Route Origin Validation (ROV), based on Route Origination Authorization (ROA), is increasingly being deployed by registries, organisations and users worldwide in an effort to reduce the risk of problems associated with network misconfigurations and mistakes.
The Japan Network Information Center (JPNIC) has been providing ROA services to its members since 2015. After connecting with APNIC’s Resource Public Key Infrastructure Certificate Authority (RPKI CA) in 2017, BGP routes from Japanese ASes were able to be validated worldwide.
Figure 1: CNNIC, JPNIC and TWNIC all operate their RPKI CA under APNIC’s RPKI CA
A few months after connecting with the APNIC RPKI CA, we were made aware of a reachability issue by someone in our community who was operating a home network connecting to an ISP in Japan. They were not able to access a website in Europe from their network via IPv4 but were able to via IPv6, or by using a mobile router. Being technically savy, the user conducted a traceroute that showed the issue was related to the AS accommodating the website (depicted in Figure 2 as ‘Website AS’).
Figure 2: AS hops from the ISP to the website
Upon contacting their ISP with the issue, they were first recommended to reboot their router — a usual first step towards troubleshooting similar issues with CPEs. Needless to say the issue was not resolved. So the ISP (surprisingly) investigated further by asking the website owners if they were experiencing reachability issues.
The ISP’s technical assumption, based on the customer’s traceroute test, was that there was either a reachability issue between AS#5 and Website AS or either of the two were deploying a BGP prefix filter. Before contacting the owners of AS#5 and Website AS, because they didn’t have a direct relationship with them, they asked AS#1 to #4 if they had any BGP peering issues with either of them, all of which responded, “No problem found for the prefix, so no action required.” As you may guess, they had checked reachability by using their own IP addresses, which were different than the source address of the Japanese ISP.
So the ISP reached out to the owners of AS#5 and Website AS via email (which they found in Peering DB) and quickly discovered the cause of the issue — the BGP prefix for the ISP had a different prefix length from the ROA it created several years before so it was being dropped by Website AS, which was implementing ROV. The prefix length had been changed for operational reasons but because it was so long ago, no one at the ISP could remember it being done, so they didn’t think it was a probable cause.

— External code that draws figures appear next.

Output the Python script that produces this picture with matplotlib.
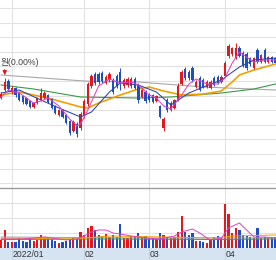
import numpy as np
import matplotlib.pyplot as plt

plt.rcParams['font.family'] = ['Liberation Sans Narrow', 'Liberation Sans', 'Noto Sans CJK KR']

# daily candles, 2021-12-28 .. 2022-04-21 (index = trading day)
opens = [47100, 47500, 47950, 47400, 47600, 47350, 47200, 47100, 46950, 46650,
         46850, 47000, 47100, 47250, 47050, 46700, 46250, 46500, 46250, 45950,
         45450, 45800, 45600, 46200, 46800, 47700, 48300, 48300, 48350, 47850,
         48000, 48000, 48200, 48400, 47700, 47750, 47700, 48050, 47750, 47150,
         47400, 47250, 47250, 46950, 46700, 45600, 47000, 46500, 46600, 47000,
         47800, 48550, 48400, 48600, 47650, 48100, 48000, 47650, 47600, 48100,
         48150, 47900, 48200, 49200, 49300, 49100, 49600, 49350, 49300, 49100,
         48600, 49500, 48900, 49500, 48900, 49150, 49100]
closes = [47300, 47900, 47550, 47600, 47250, 47000, 46900, 46800, 46650, 46850,
          47100, 47350, 47350, 46900, 46600, 46350, 46500, 46150, 45850, 45350,
          45900, 45300, 46300, 46950, 47800, 48200, 47850, 47900, 47950, 48150,
          48300, 47400, 47700, 47800, 48000, 48050, 48050, 47600, 47000, 47500,
          46950, 47000, 46900, 47200, 46150, 46050, 46500, 46850, 47000, 47700,
          48400, 48100, 48100, 48000, 47900, 47500, 47650, 47900, 47900, 47750,
          47850, 48150, 48850, 49700, 49600, 49600, 49200, 48750, 48600, 48800,
          49100, 48900, 49250, 48900, 49150, 48900, 48850]
highs = [47400, 48100, 48050, 47700, 47650, 47400, 47250, 47150, 47000, 46900,
         47150, 47600, 47450, 47300, 47100, 46750, 46550, 46550, 46300, 46000,
         46000, 45900, 46400, 47050, 47900, 48300, 48400, 48400, 48450, 48250,
         48400, 48100, 48300, 48600, 48100, 48150, 48150, 48150, 47850, 47600,
         47500, 47350, 47300, 47250, 46750, 46150, 47100, 46950, 47050, 47850,
         48500, 48650, 48500, 48700, 48000, 48200, 48100, 48000, 48000, 48200,
         48250, 48250, 48950, 49800, 49650, 49850, 49700, 49450, 49400, 49150,
         49150, 49600, 49300, 49600, 49200, 49200, 49150]
lows = [47050, 47400, 47450, 47300, 47150, 46950, 46800, 46750, 46600, 46600,
        46800, 46950, 47050, 46850, 46550, 46300, 46200, 46100, 45800, 45250,
        45400, 45150, 45500, 46100, 46700, 47600, 47750, 47800, 47850, 47800,
        47900, 47300, 47600, 47500, 47600, 47650, 47600, 47550, 46850, 47100,
        46850, 46900, 46850, 46900, 46100, 45450, 46400, 46450, 46550, 46950,
        47750, 48000, 48000, 47900, 47600, 47450, 47600, 47600, 47550, 47700,
        47800, 47850, 48150, 49100, 49200, 49050, 49150, 48650, 48500, 48700,
        48550, 48850, 48850, 48850, 48850, 48850, 48800]
volumes = [80000, 180000, 60000, 60000, 60000, 100000, 70000, 60000, 90000, 70000,
           80000, 130000, 100000, 100000, 90000, 70000, 50000, 60000, 70000, 90000,
           100000, 90000, 160000, 130000, 200000, 220000, 180000, 130000, 120000, 140000,
           110000, 130000, 110000, 240000, 100000, 100000, 120000, 110000, 150000, 110000,
           120000, 100000, 100000, 90000, 150000, 130000, 110000, 100000, 110000, 160000,
           320000, 160000, 130000, 150000, 70000, 70000, 60000, 50000, 80000, 110000,
           120000, 100000, 440000, 340000, 150000, 200000, 180000, 130000, 120000, 110000,
           100000, 200000, 100000, 110000, 100000, 100000, 110000]

# moving average lines: (day index, value)
ma5_idx = [0, 2, 5, 9, 11, 13, 16, 19, 21, 22, 24, 27, 30, 33, 36, 38, 41, 43, 45, 47,
           50, 52, 54, 57, 60, 62, 64, 66, 68, 70, 73, 76]
ma5 = [47150, 47500, 47350, 46850, 46950, 47100, 46700, 46050, 45700, 45800, 46500,
       47700, 48050, 47850, 47900, 47750, 47250, 47100, 46700, 46550, 47250, 47800,
       48050, 47800, 47800, 48100, 48850, 49400, 49150, 48900, 49000, 49000]
ma20_idx = [0, 5, 11, 16, 22, 25, 30, 33, 38, 43, 47, 52, 56, 61, 66, 70, 76]
ma20 = [47350, 47500, 47000, 46600, 46150, 46400, 47400, 47850, 47750, 47400, 46750,
        47350, 47650, 48000, 48650, 49000, 49100]
ma60_idx = [0, 5, 13, 22, 24, 27, 33, 38, 41, 45, 50, 56, 61, 64, 66, 70, 76]
ma60 = [47250, 47400, 47100, 46650, 46600, 46850, 47250, 47550, 47650, 47450, 47250,
        47300, 47450, 47900, 48250, 48500, 48800]
ma120_idx = [0, 9, 22, 38, 47, 61, 70, 76]
ma120 = [47750, 47550, 47150, 47100, 47150, 47350, 47550, 47800]
ma240_idx = [0, 23, 38, 56, 76]
ma240 = [48250, 47950, 47900, 47650, 47500]

vma5_idx = [0, 6, 12, 18, 21, 23, 25, 27, 29, 31, 33, 36, 40, 44, 48, 50, 53, 55, 57,
            58, 61, 63, 66, 68, 70, 73, 76]
vma5 = [90000, 90000, 110000, 80000, 90000, 120000, 160000, 180000, 180000, 150000,
        140000, 120000, 100000, 90000, 120000, 160000, 190000, 150000, 100000, 80000,
        100000, 200000, 250000, 180000, 110000, 110000, 100000]
vma20_idx = [0, 20, 30, 45, 60, 64, 76]
vma20 = [100000, 90000, 120000, 110000, 100000, 120000, 130000]
vma60_idx = [0, 30, 60, 76]
vma60 = [85000, 90000, 85000, 90000]
vma120_idx = [0, 40, 76]
vma120 = [110000, 100000, 100000]

month_idx = [3, 23, 41, 62]
month_labels = ['2022/01', '02', '03', '04']
high_mark = 1
high_text = '원(0.00%)'

UP = '#e3171d'
DOWN = '#1f4ec4'
GRID = '#e2e2e2'

x = np.arange(len(opens))
opens = np.array(opens)
closes = np.array(closes)
up = closes >= opens
colors = np.where(up, UP, DOWN)

fig = plt.figure(figsize=(2.76, 2.6), dpi=100)
ax = fig.add_axes([0, 0.2769, 1, 0.7231])
axv = fig.add_axes([0, 0.04615, 1, 0.2308])
axb = fig.add_axes([0, 0, 1, 0.04615])

xlim = (-0.32, 76.13)

# price panel
ax.set_xlim(*xlim)
ax.set_ylim(42600, 52000)
for g in np.arange(51600, 42600, -730):
    ax.axhline(g, color=GRID, lw=0.8, zorder=0)
for m in month_idx:
    ax.axvline(m, color=GRID, lw=0.8, zorder=0)

ax.plot(ma240_idx, ma240, color='#a8a8a8', lw=0.8, zorder=1)
ax.plot(ma120_idx, ma120, color='#3a9a48', lw=0.8, zorder=1)
ax.plot(ma60_idx, ma60, color='#f0a000', lw=1.2, zorder=1)

ax.vlines(x, lows, highs, colors=colors, lw=0.7, zorder=2)
ax.bar(x, closes - opens, bottom=opens, width=0.65, color=colors, zorder=2)

ax.plot(ma20_idx, ma20, color='#2a46a8', lw=0.75, zorder=3)
ax.plot(ma5_idx, ma5, color='#e040c8', lw=0.75, zorder=3)

ax.annotate('', xy=(high_mark, highs[high_mark]), xytext=(high_mark, highs[high_mark] + 560),
            arrowprops=dict(arrowstyle='-|>', color='#e3171d', lw=0.8, mutation_scale=6),
            zorder=4)
ax.text(-0.25, 48900, high_text, ha='left', va='center', fontsize=6.3, color='#444444')
ax.axis('off')

# volume panel
axv.set_xlim(*xlim)
axv.set_ylim(0, 600000)
for g in [150000, 300000, 450000]:
    axv.axhline(g, color=GRID, lw=0.8, zorder=0)
for m in month_idx:
    axv.axvline(m, color=GRID, lw=0.8, zorder=0)
axv.bar(x, volumes, width=0.62, color=colors, zorder=2)
axv.plot(vma120_idx, vma120, color='#a0a0a0', lw=0.7, zorder=3)
axv.plot(vma60_idx, vma60, color='#3a9a48', lw=0.7, zorder=3)
axv.plot(vma20_idx, vma20, color='#f0a000', lw=0.7, zorder=3)
axv.plot(vma5_idx, vma5, color='#e040c8', lw=0.7, zorder=3)
axv.set_xticks([])
axv.set_yticks([])
for s in ['left', 'right', 'bottom']:
    axv.spines[s].set_visible(False)
axv.spines['top'].set_color('#9a9a9a')
axv.spines['top'].set_linewidth(1.0)

# date band
axb.set_xlim(*xlim)
axb.set_ylim(0, 1)
axb.set_facecolor('#d6e3f1')
for m, lab in zip(month_idx, month_labels):
    axb.axvline(m, color='#c4d2e2', lw=0.8)
    axb.text(m + 0.25, 0.45, lab, ha='left', va='center', fontsize=6.2, color='#333333')
axb.set_xticks([])
axb.set_yticks([])
for s in axb.spines.values():
    s.set_visible(False)

fig.savefig('out.png', dpi=100)
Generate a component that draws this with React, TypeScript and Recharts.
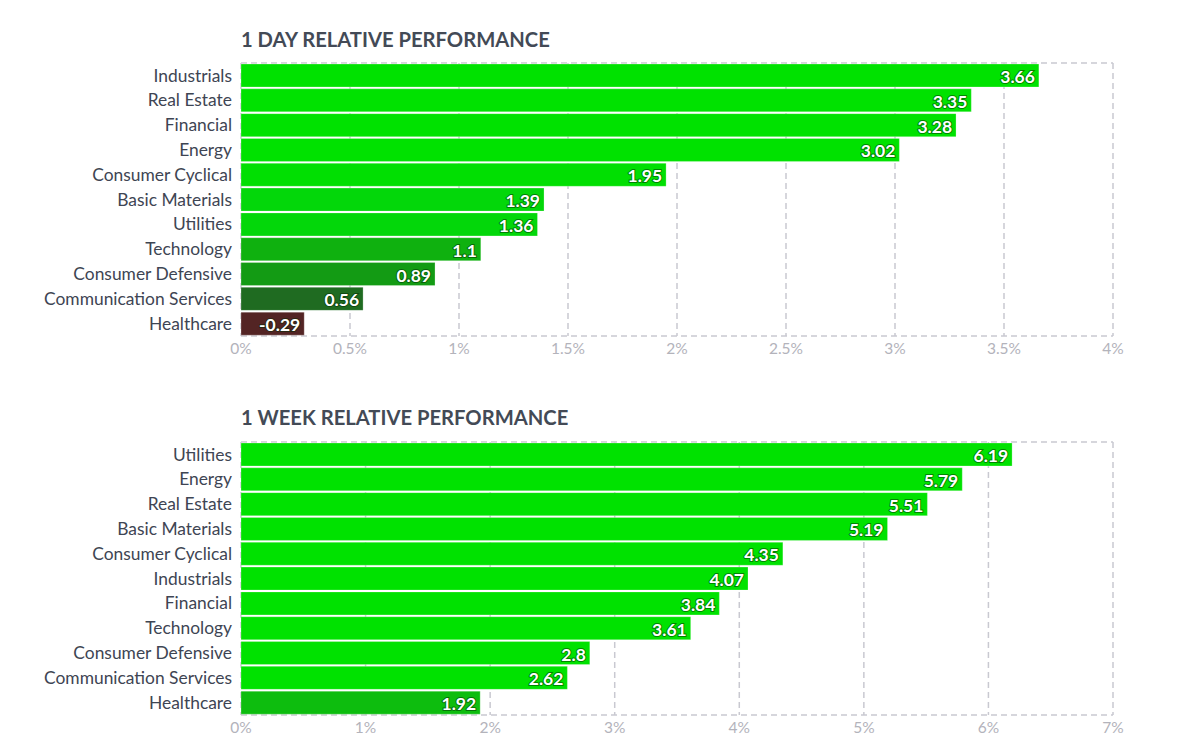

By fixing the maximum prefix length in the ROA, reachability was restored.
Lessons when it comes to ROA
The lesson of this story is that humans and organisations often don’t have the best memory, particularly when it comes to things that are often set up once and then forgotten about. It wasn’t until BGP routes from Japanese ASes became validated worldwide that the ‘misconfiguration’ became apparent, which begs the question — how many other instances are there that are yet to be diagnosed or fixed?
More so, this story highlights the complexity of deploying and maintaining ROAs. Take the previous story as an example:
- The IP address holder may configure ROAs differently from actual BGP routes.
- The end user will face unreachability issues without any sign or alert.
- Different players are required to solve the problem — only BGP operators can know the reason and only IP address holders can fix the problem.
To avoid this situation from happening, it’s important for those wanting to deploy ROAs that they know how to do it and maintain them correctly. And for network engineers working at ISPs, it’s important to understand the signs of misconfigured ROAs — when troubleshooting an unreachable prefix for some specific routes, remember to investigate the origin validation state.
One final lesson also worth noting — one that is in relation to the title of this post (see below) — is how important it is for us to work as a community when it comes to diagnosing and responding to these routing issues. This seems equivalent or more important than ever in respect to such global certification frameworks, which ultimately rely on the majority of us all to (correctly) deploy it.
Long chopsticks is in relation to a famous Buddhist story related to the need to cooperate. There are many similar versions of the story in other cultures around the world where the reference is long spoons. The point being is that the implement (tool) might be different, based on the region, however its purpose (and the lesson it is trying to convey) is the same.